EVENT_FP_COMP_OPS_EXE            0x10   PMC
UMASK_FP_COMP_OPS_EXE_X87       0x01
UMASK_FP_COMP_OPS_EXE_SSE_FP_PACKED_DOUBLE     0x10
UMASK_FP_COMP_OPS_EXE_SSE_FP_SCALAR_SINGLE     0x20
UMASK_FP_COMP_OPS_EXE_SSE_FP_PACKED_SINGLE     0x40
UMASK_FP_COMP_OPS_EXE_SSE_FP_SCALAR_DOUBLE     0x80

That looks good, we have again mixed events (e.g. packed double) as on Core 2. It is still  an executed event. But as long as the overcount is within acceptable limits this is OK.

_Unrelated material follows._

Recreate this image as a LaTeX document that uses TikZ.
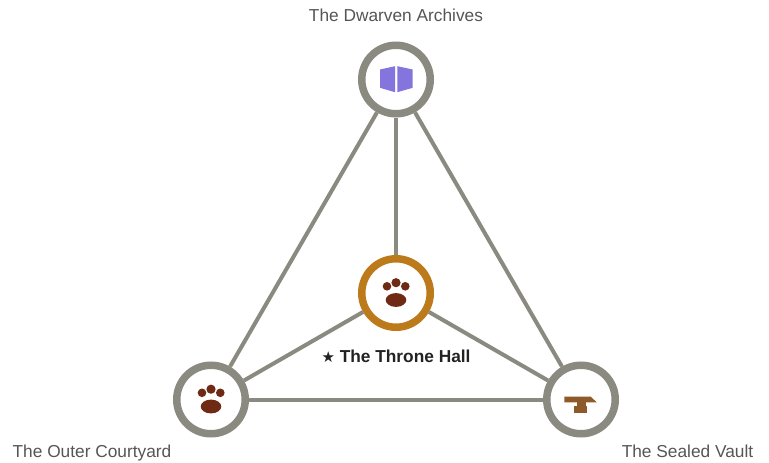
\documentclass[tikz,border=0pt]{standalone}
\usepackage{fontspec}
\setmainfont{Liberation Sans}
\newfontfamily\symfont{DejaVu Sans}
\definecolor{ringgrey}{HTML}{8A8A80}
\definecolor{ringgold}{HTML}{BD7A1A}
\definecolor{lbl}{HTML}{555555}
\definecolor{strongt}{HTML}{222222}
\definecolor{bookc}{HTML}{8474DE}
\definecolor{pawc}{HTML}{6E2A12}
\definecolor{anvilc}{HTML}{8F5A2A}
\tikzset{
  room/.style={circle,draw=ringgrey,line width=7.5pt,fill=white,minimum size=68.5pt,inner sep=0pt},
  hub/.style={room,draw=ringgold},
  link/.style={draw=ringgrey,line width=4pt},
  lab/.style={text=lbl,font=\fontsize{17.3pt}{20pt}\selectfont,inner sep=0pt,anchor=base},
  pics/paw/.style={code={
    \fill[pawc] (-9,-6.7) circle (4.3);
    \fill[pawc] (0,-10.3) circle (4.6);
    \fill[pawc] (9.3,-6.7) circle (4.3);
    \fill[pawc] (0,7) ellipse (10.3 and 6.9);
  }},
  pics/book/.style={code={
    \fill[bookc] (-16,-10) -- (-1,-13.3) -- (-1,12.7) -- (-16,8.3) -- cycle;
    \fill[bookc] (1.3,-13.3) -- (16.7,-10) -- (16.7,8.3) -- (1.3,12.7) -- cycle;
  }},
  pics/anvil/.style={code={
    \fill[anvilc] (-16.7,-2.8) -- (9.7,-2.8) -- (15.7,2.8) -- (-16.7,2.8) -- cycle;
    \fill[anvilc] (-4.3,2.8) rectangle (4.7,7);
    \fill[anvilc] (-7,6.5) rectangle (6.3,13.2);
  }}
}
\begin{document}
\begin{tikzpicture}[x=1pt,y=-1pt]
\useasboundingbox (0,0) rectangle (769,463);
\node[room] (archives) at (396,79.5) {};
\node[hub] (hall) at (396,293) {};
\node[room] (court) at (211,399.5) {};
\node[room] (vault) at (581,399.5) {};
\draw[link] (archives) -- (hall);
\draw[link] (archives) -- (court);
\draw[link] (archives) -- (vault);
\draw[link] (hall) -- (court);
\draw[link] (hall) -- (vault);
\draw[link] (court) -- (vault);
\pic at (archives) {book};
\pic at (hall) {paw};
\pic at (court) {paw};
\pic at (vault) {anvil};
\node[lab] (larch) at (396,21) {The Dwarven Archives};
\node[lab] (lcourt) at (92,457.5) {The Outer Courtyard};
\node[lab] (lvault) at (687.5,457.5) {The Sealed Vault};
\node[lab,text=strongt,font=\fontsize{17.3pt}{20pt}\selectfont\bfseries] (lhall) at (396,362) {{\symfont\fontsize{15pt}{20pt}\selectfont ★} The Throne Hall};
\end{tikzpicture}
\end{document}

Validation against likwid-bench using the marker API shows the following:


The graph shows performance in MFlops/s of the stream benchmark as it is part of likwid-bench. This is fully vectorized using SSE instructions. We consider sequential execution. The red points are results computed by likwid-bench from accurate runtime measuremants and computed flop counts. This is the correct flop value. The blue line is the value computed from hardware performance counters. I execute this benchmark multiple times with different data set size (L1, L2, L3, Memory). This are the steps you can see.

The good news is it is accurate in L1 cache. The bad news it overcounts  as soon as the data comes from higher cache levels. I also tried a different variant using RISC style code separating the loads from the arithmetic instructions, same result.  I can only guess but it appears the event is speculatively triggered when waiting for data to arrive.

The result for the triad benchmark is slightly different:

Here it overcounts less. The difference in triad is that it has one load stream more (A=B+C*D). I have to investigate this further. Still at the moment that the Flop group on SandyBridge may be (very likely) produce wrong results. I have not yet found an errata with regard to this.